Tuesday, September 17, 2002

By Tony Norman, Post-Gazette Staff Writer

A caravan of pink pigs made its way down the exit ramp from the Fort Pitt Bridge into the city shortly before 10 a.m. yesterday. Friends of animals needn't panic, though. It wasn't a herd of actual swine oinking its way through lighter-than-usual traffic. It was a pink Chevrolet van outfitted with a pig's snout hauling two smaller pigs behind it on a trailer rig.

Pitt freshman Christine Waller laughs yesterday after catching fortune cookies thrown from the "Pink Pig," a rotund vehicle created by the True Majority and representing what the group contends is excessive government spending on defense. (Darrell Sapp, Post-Gazette)
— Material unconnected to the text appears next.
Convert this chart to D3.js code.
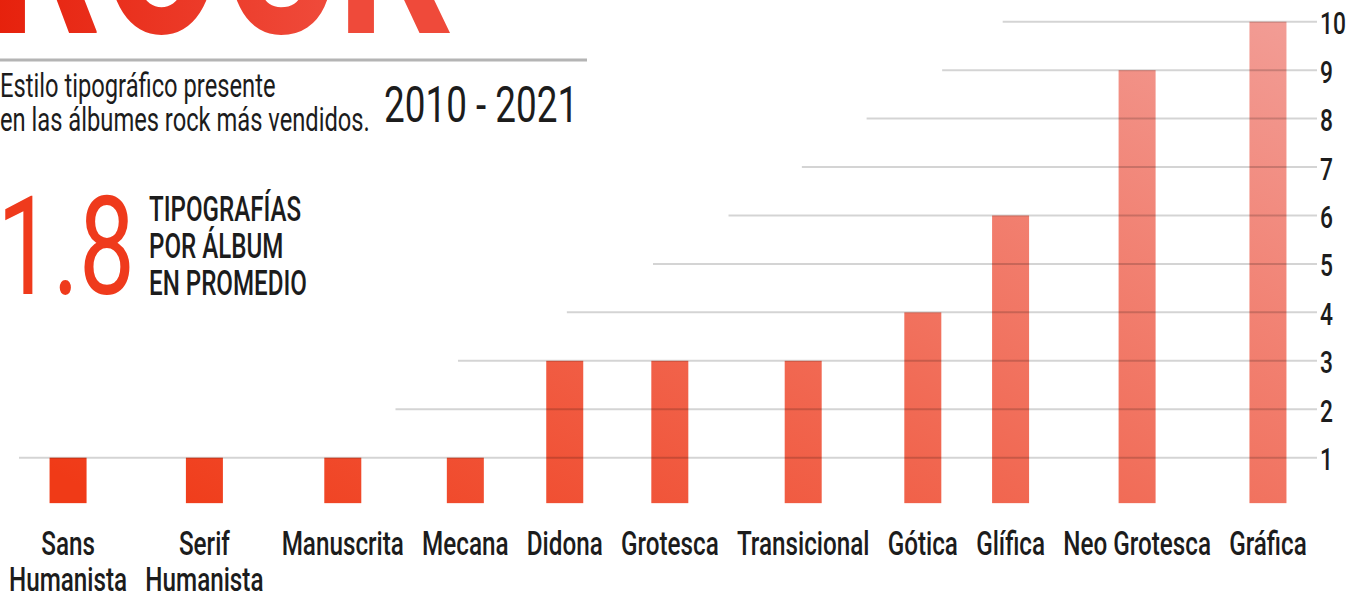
<!DOCTYPE html>
<html>
<head>
<meta charset="utf-8">
<script src="https://cdn.jsdelivr.net/npm/d3@7"></script>
<style>
  html, body { margin: 0; padding: 0; background: #fff; overflow: hidden; }
  svg { display: block; }
  text { font-family: Roboto, "Noto Sans", sans-serif; }
</style>
</head>
<body>
<svg id="chart" width="1364" height="596"></svg>
<script>
// ---- data ----
const categories = ["Sans Humanista", "Serif Humanista", "Manuscrita", "Mecana", "Didona",
  "Grotesca", "Transicional", "Gótica", "Glífica", "Neo Grotesca", "Gráfica"];
const tickLabels = [["Sans", "Humanista"], ["Serif", "Humanista"], ["Manuscrita"], ["Mecana"],
  ["Didona"], ["Grotesca"], ["Transicional"], ["Gótica"], ["Glífica"], ["Neo Grotesca"], ["Gráfica"]];
const counts = [1, 1, 1, 1, 3, 3, 3, 4, 6, 9, 10];
const yTicks = [1, 2, 3, 4, 5, 6, 7, 8, 9, 10];
const title = "ROCK";
const subtitleLines = ["Estilo tipográfico presente", "en las álbumes rock más vendidos."];
const period = "2010 - 2021";
const average = "1.8";
const averageCaption = ["TIPOGRAFÍAS", "POR ÁLBUM", "EN PROMEDIO"];

// ---- layout / style ----
const SQUEEZE = 0.735;          // horizontal squeeze giving a condensed face
const labelGap = 18.2;          // space between neighbouring category labels
const labelStart = 9;
const barWidth = 37;
const gridRight = 1317;
// where each gridline (1..10) begins, measured in category steps
const gridFrom = [-0.36, 2.43, 2.94, 4.02, 4.84, 5.44, 5.99, 6.53, 7.22, 7.91];
const ink = "#1c1c1c";

const svg = d3.select("#chart");
const defs = svg.append("defs");

const barGrad = defs.append("linearGradient").attr("id", "barFill")
  .attr("gradientUnits", "userSpaceOnUse")
  .attr("x1", 69).attr("y1", 480).attr("x2", 585).attr("y2", -406);
barGrad.append("stop").attr("offset", 0).attr("stop-color", "#f03a17");
barGrad.append("stop").attr("offset", 1).attr("stop-color", "#f29e97");

const titleGrad = defs.append("linearGradient").attr("id", "titleFill")
  .attr("gradientUnits", "userSpaceOnUse")
  .attr("x1", 0).attr("y1", 0).attr("x2", 460).attr("y2", 0);
titleGrad.append("stop").attr("offset", 0).attr("stop-color", "#e6200b");
titleGrad.append("stop").attr("offset", 1).attr("stop-color", "#ef4a3a");

// condensed text helper
function ctext(parent, str, x, y, size, o = {}) {
  return parent.append("text")
    .attr("transform", `translate(${x},${y}) scale(${o.sx || SQUEEZE},1)`)
    .attr("font-size", size)
    .attr("font-weight", o.weight || 500)
    .attr("fill", o.fill || ink)
    .attr("text-anchor", o.anchor || "start")
    .text(str);
}

// ---- heading block ----
ctext(svg, title, -12, 33, 240, { weight: 700, fill: "url(#titleFill)", sx: 0.733 });
svg.append("line").attr("x1", 0).attr("x2", 587).attr("y1", 60).attr("y2", 60)
  .attr("stroke", "#b4b4b4").attr("stroke-width", 3);
subtitleLines.forEach((s, i) => ctext(svg, s, 0, 97 + i * 34, 32.5, { sx: 0.73, weight: 400 }));
ctext(svg, period, 384, 122, 49.5, { sx: 0.745, weight: 400 });
ctext(svg, average, -3, 294, 138, { weight: 400, fill: "#ef3a1c", sx: 0.72 });
averageCaption.forEach((s, i) => ctext(svg, s, 149, 221 + i * 37, 34.5, { sx: 0.7 }));

// ---- x positions: labels flow left to right, each bar sits over its label ----
const labelG = svg.append("g");
const measure = lines => d3.max(lines, l => {
  const t = ctext(labelG, l, 0, 0, 33);
  const w = t.node().getComputedTextLength() * SQUEEZE;
  t.remove();
  return w;
});
let cursor = labelStart;
const centers = tickLabels.map(lines => {
  const w = measure(lines);
  const c = cursor + w / 2;
  cursor += w + labelGap;
  return c;
});
const x = d3.scaleOrdinal().domain(categories).range(centers);
const xStep = d3.scaleLinear().domain(d3.range(categories.length)).range(centers);

const y = d3.scaleLinear().domain([1, 10]).range([457.7, 21.7]);

// ---- bars ----
svg.append("g").selectAll("rect").data(categories).join("rect")
  .attr("x", d => x(d) - barWidth / 2)
  .attr("width", barWidth)
  .attr("y", (d, i) => y(counts[i]))
  .attr("height", (d, i) => y(0) - 3 - y(counts[i]))
  .attr("fill", "url(#barFill)");

// ---- stepped gridlines, laid over the bars ----
svg.append("g").selectAll("line").data(yTicks).join("line")
  .attr("x1", (d, i) => xStep(gridFrom[i]))
  .attr("x2", gridRight)
  .attr("y1", d => y(d)).attr("y2", d => y(d))
  .attr("stroke", "rgba(0,0,0,0.17)").attr("stroke-width", 2);

// ---- value labels on the right ----
yTicks.forEach(v => ctext(svg, String(v), 1320, y(v) + 12.5, 31));

// ---- category labels ----
tickLabels.forEach((lines, i) => {
  lines.forEach((l, j) => ctext(labelG, l, x(categories[i]), 555 + j * 36, 33, { anchor: "middle" }));
});
</script>
</body>
</html>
The three pigs were visiting the city as part of a 10-month nationwide tour sponsored by True Majority, a 3-month-old grassroots lobbying group, to raise awareness of its new e-service.

The artfully scribbled messages on the sides of the pigs weren't inducements to eat less pork, though. They were protests over the pork in the U.S. military budget as an overwhelming percentage of our government's discretionary spending.
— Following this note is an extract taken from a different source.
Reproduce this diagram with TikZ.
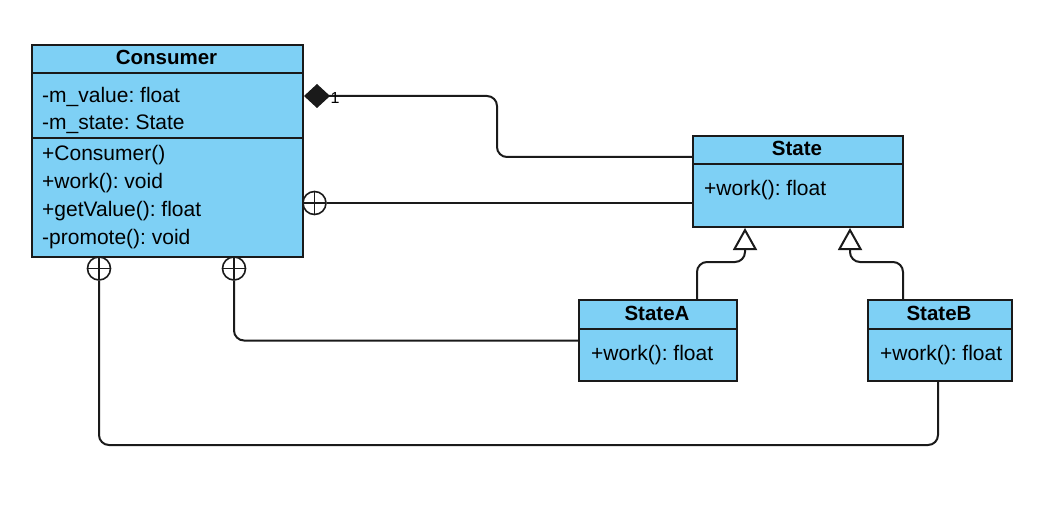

Two large transparent bubbles protruding from the sides of the pink Chevy van symbolized the lead pig's innards stuffed with hundreds of millions of fake dollars. The pigs on the trailer rig represent $34 billion spent on education and $10 billion on world hunger. It was a less-than-subtle illustration of the billions wasted by the military every year, according to representatives of True Majority.

The caravan, which included a large recreational vehicle and a Toyota Prius, a hybrid electric/gasoline-powered car with an inflatable tree on top, parked on Commonwealth Place across from the Pittsburgh Hilton and Towers. The sound of Manu Chau's "King of Bongos" on the sound system added to the festive spirit of the protest, which attracted the stares of hotel guests and passersby.
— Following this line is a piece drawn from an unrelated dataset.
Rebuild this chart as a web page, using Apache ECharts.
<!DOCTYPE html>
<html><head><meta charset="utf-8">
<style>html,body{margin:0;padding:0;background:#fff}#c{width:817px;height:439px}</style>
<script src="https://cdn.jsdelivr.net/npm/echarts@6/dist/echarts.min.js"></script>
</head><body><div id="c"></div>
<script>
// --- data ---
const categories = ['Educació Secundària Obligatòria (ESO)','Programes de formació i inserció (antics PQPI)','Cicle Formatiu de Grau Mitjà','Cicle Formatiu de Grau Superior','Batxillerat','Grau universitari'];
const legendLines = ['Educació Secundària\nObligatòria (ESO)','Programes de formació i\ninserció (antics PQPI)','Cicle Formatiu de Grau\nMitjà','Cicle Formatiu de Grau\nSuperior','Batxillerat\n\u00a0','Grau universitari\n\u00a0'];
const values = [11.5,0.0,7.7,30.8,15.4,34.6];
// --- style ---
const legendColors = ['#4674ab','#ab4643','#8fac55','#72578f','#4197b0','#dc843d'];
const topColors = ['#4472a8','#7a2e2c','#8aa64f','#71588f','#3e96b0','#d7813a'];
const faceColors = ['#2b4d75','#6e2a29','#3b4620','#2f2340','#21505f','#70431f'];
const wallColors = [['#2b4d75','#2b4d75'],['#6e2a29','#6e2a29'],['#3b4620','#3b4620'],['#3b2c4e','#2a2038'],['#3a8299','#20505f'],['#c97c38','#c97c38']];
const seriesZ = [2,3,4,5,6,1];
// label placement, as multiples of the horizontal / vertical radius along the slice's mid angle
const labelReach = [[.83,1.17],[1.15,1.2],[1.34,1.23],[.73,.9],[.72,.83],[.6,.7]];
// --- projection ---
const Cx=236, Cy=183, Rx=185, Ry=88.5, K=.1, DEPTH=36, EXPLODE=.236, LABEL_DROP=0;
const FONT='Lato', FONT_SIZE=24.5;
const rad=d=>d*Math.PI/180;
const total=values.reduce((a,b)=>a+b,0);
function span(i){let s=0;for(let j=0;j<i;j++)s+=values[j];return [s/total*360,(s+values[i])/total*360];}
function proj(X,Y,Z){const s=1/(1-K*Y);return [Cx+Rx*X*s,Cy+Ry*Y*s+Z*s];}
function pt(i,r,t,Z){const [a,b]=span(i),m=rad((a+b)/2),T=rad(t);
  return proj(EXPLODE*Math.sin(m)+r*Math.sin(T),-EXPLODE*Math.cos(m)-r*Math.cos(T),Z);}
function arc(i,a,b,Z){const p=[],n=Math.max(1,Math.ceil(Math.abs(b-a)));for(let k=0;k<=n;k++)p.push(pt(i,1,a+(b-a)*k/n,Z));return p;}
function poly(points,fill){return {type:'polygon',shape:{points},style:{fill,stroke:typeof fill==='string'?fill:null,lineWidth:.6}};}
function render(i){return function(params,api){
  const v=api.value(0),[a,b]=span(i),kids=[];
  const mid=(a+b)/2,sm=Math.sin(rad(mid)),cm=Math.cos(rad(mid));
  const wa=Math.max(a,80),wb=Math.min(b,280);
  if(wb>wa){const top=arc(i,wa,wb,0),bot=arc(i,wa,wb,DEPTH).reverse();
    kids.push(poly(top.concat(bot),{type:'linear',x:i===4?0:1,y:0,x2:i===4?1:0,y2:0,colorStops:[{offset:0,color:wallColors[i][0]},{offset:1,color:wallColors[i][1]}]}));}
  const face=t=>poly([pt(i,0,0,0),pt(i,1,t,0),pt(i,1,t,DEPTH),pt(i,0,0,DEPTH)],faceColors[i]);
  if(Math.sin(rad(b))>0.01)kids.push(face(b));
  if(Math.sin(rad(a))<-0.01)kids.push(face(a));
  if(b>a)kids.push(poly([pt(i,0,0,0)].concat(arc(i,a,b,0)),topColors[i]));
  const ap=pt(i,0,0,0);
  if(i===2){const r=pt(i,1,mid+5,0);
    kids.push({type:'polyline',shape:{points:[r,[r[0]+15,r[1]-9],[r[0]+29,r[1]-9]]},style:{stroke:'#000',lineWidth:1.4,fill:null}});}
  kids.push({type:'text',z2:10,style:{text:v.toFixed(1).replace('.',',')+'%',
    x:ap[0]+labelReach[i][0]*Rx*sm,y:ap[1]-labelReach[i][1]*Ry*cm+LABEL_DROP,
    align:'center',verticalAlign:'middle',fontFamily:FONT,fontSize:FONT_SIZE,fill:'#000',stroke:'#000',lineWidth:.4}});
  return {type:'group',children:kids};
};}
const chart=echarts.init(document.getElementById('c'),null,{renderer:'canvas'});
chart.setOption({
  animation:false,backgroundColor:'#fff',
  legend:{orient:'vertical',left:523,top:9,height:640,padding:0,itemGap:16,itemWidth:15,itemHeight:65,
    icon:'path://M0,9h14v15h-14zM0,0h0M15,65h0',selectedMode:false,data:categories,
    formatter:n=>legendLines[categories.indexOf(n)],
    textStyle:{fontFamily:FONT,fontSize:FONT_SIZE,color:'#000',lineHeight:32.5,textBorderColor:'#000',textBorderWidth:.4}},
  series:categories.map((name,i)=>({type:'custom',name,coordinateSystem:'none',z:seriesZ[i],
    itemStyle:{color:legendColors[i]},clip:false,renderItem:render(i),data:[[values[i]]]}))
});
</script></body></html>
"We're not anti-military in anyway," said Susan Brown, 26, a graphic designer from Burlington, N.C., who has been with the tour since it began in New England. "We have several high-ranking, retired military men on our board of directors."

According to Brown, True Majority is concerned with the $396 billion the United States devotes to military spending annually compared with the relatively paltry sums set aside for other sectors dependent on government spending.

"We want to take 15 percent from the Pentagon budget and double aid to education and poverty," Brown said, pointing to a large pie chart painted on the side of the yellow recreational vehicle she drove as part of the caravan.

The organization, which is funded by Ben and Jerry's co-founder Ben Cohen, considers itself nonpartisan. True Majority monitors Congress on issues ranging from poverty to renewable energy to globalization and the militarization of space. Still, the volunteers who drove into Pittsburgh concede the organization is closely identified with liberal causes, though they were shy about identifying their own affiliations.

"With all of our technology, we have the ability to update computers every three months," said Joel Baier, 25, of Somerset County, N.J. "So, why do our cars still run on 100-year-old technology?"

Baier, the driver of the Toyota, got into a discussion with Harley Felton, an engineer visiting from Airville, York County, about his claim that the Prius gets 48 miles to the gallon.

"It's kinda' cool," Felton said of the protest. "I saw the pigs from the [Hilton restaurant]. My wife's into pigs."

Pointing to the pigs, Felton laughed.

"It's a nice contrast to the [sport utility vehicle] gas guzzler parked next to it," he said.

"We get a lot of good reaction from beeps to peace signs to middle fingers," said Jeff Galusha, 31, a San Diego native and the leader of the protest. "That's what's good about it. It's about awareness."

"We try to make it easy for people to get involved in activism," he said. "Just hit the reply button at [our Web site] and information will be on the way. Your voice can be added to the voices of 30,000 other people."

The caravan is making its way to Chicago and points west.